NONFICTION : THE GENIUS OF WRITERS: A Treasury of Facts, Anecdotes and Comparisons by Jack Hodges (St. Martin's: $24; 434 pp.)

August 21, 1994|DICK RORABACK

It's an engaging, old-fashioned picture. A retired teacher putters among his beloved books. A lifelong collector--beginning with Dowden's two-volume "Life of Shelley" in "sumptuous inlaid morocco by Rivier" that cost more than a month's salary--Jack Hodges contemplates a personal encyclopedia, a "treasury" if you will. What goes with what? Who with whom? Which of the masters will be included among "the virtuosos who sounded the Latin chords, and struck the notes of Anglo-Saxon for simplicity and strength"? In the end, he makes the sort of selection of traits, habits and talents one would expect from a former English prep-school instructor for whom the giants of literature remain as tangible as today's breakfast kippers, a selection at once erudite, eclectic, elastic and off-center: Ruskin, who brought his mother along to college, and Byron, who brought his mistress, a boxing master and a pet bear.

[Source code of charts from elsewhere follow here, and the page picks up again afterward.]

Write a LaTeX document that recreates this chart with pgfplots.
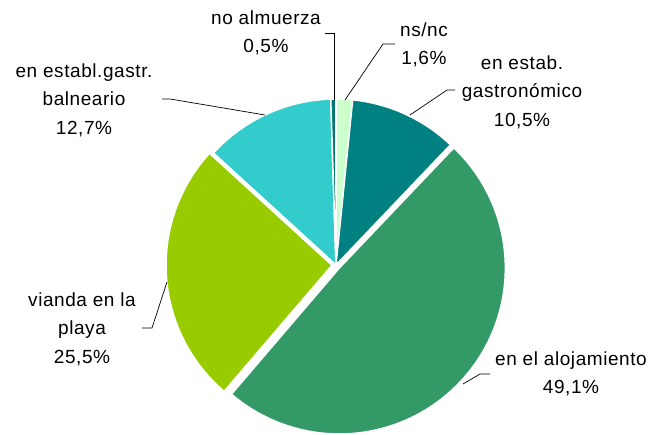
\documentclass[border=0pt]{standalone}
\usepackage{pgfplots}
\pgfplotsset{compat=1.18}
\usepackage{fontspec}
\setmainfont{Liberation Sans}[LetterSpace=3]

\definecolor{cNs}{HTML}{CCFFCC}
\definecolor{cGas}{HTML}{008080}
\definecolor{cAloj}{HTML}{339966}
\definecolor{cVia}{HTML}{99CC00}
\definecolor{cBal}{HTML}{33CCCC}
\definecolor{cNo}{HTML}{007878}

% pie geometry, in pixels of the reference (y downwards, so negative)
\def\cx{336}
\def\cy{-265}
\def\R{166}
\def\total{99.9}
\xdef\curang{90}

% #1 value, #2 colour, #3 explode offset
\newcommand\slice[3]{%
  \pgfmathsetmacro\sweep{#1/\total*360}%
  \pgfmathsetmacro\aS{\curang}%
  \pgfmathsetmacro\aE{\curang-\sweep}%
  \pgfmathsetmacro\aM{\curang-\sweep/2}%
  \edef\tmp{\noexpand\fill[#2, draw=white, line width=1.5pt, line join=round]
    (axis cs:\cx,\cy) ++(\aM:#3pt) -- ++(\aS:\R pt)
    arc[start angle=\aS, end angle=\aE, radius=\R pt] -- cycle;}%
  \tmp
  \xdef\curang{\aE}%
}

\begin{document}
\begin{tikzpicture}
\begin{axis}[
    name=ax,
    width=652pt, height=435pt,
    scale only axis,
    xmin=0, xmax=652, ymin=-435, ymax=0,
    hide axis, clip=false,
]
\slice{1.6}{cNs}{0}
\slice{10.5}{cGas}{0}
\slice{49.1}{cAloj}{4.5}
\slice{25.5}{cVia}{4}
\slice{12.7}{cBal}{0}
\slice{0.5}{cNo}{0}

% leader lines
\draw[black, line width=0.7pt] (axis cs:325,-33) -- (axis cs:334,-33) -- (axis cs:334,-100);
\draw[black, line width=0.7pt] (axis cs:395,-44) -- (axis cs:383,-44) -- (axis cs:345,-100);
\draw[black, line width=0.7pt] (axis cs:455,-90) -- (axis cs:447,-90) -- (axis cs:410,-115);
\draw[black, line width=0.7pt] (axis cs:162,-99) -- (axis cs:170,-99) -- (axis cs:265,-115);
\draw[black, line width=0.7pt] (axis cs:142,-328) -- (axis cs:152,-328) -- (axis cs:167,-282);
\draw[black, line width=0.7pt] (axis cs:490,-374) -- (axis cs:480,-374) -- (axis cs:463,-384);

% labels
\tikzset{lab/.style={align=center, inner sep=0pt, font=\fontsize{19}{28.5}\selectfont}}
\node[lab] at (axis cs:266,-33) {no almuerza\\0,5\%};
\node[lab] at (axis cs:424,-45) {ns/nc\\1,6\%};
\node[lab] at (axis cs:522,-92) {en estab.\\gastronómico\\10,5\%};
\node[lab] at (axis cs:84,-100) {en establ.gastr.\\balneario\\12,7\%};
\node[lab] at (axis cs:82,-329) {vianda en la\\playa\\25,5\%};
\node[lab] at (axis cs:571,-374) {en el alojamiento\\49,1\%};
\end{axis}
\pgfresetboundingbox
\path (ax.south west) rectangle (ax.north east);
\end{tikzpicture}
\end{document}
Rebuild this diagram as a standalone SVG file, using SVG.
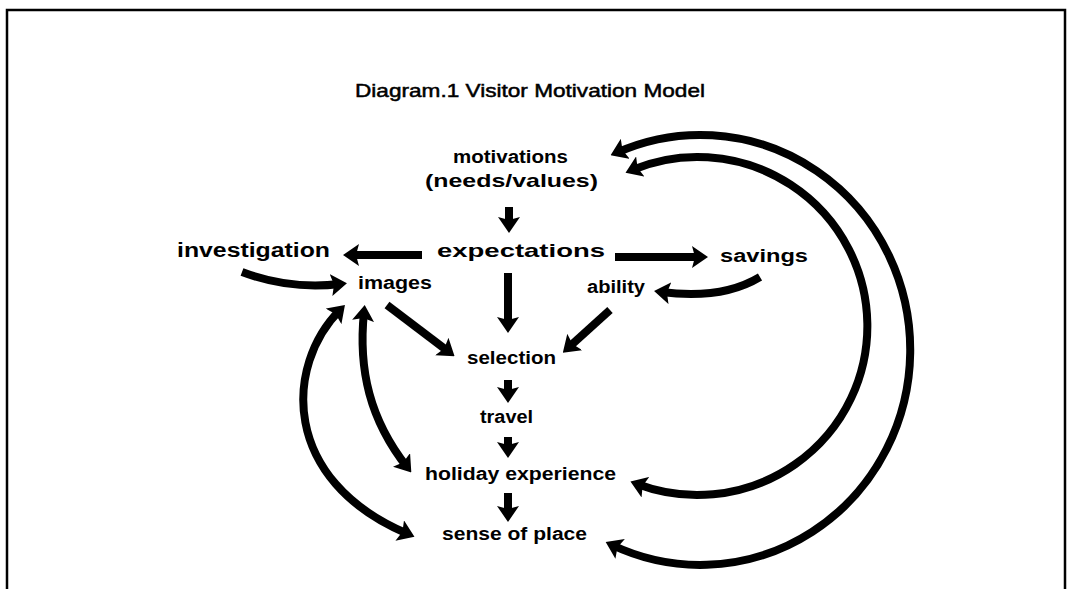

Ian MacKay, whose railroad-engineer father once sneezed his false teeth out of the train and into a lake, and who "died of a strange encounter with a haystack," and Thomas Chatterton, "the poor posthumous child of a dissipated Bristol choir-singer." DuMaurier worked in a garden shed, Shaw in railroad carriages, Thackeray in a tavern and Coleridge composed the haunting "Kubla Khan" after taking two grains of opium, reading from "Purchas His Pilgrimage" and sleeping deeply for three hours.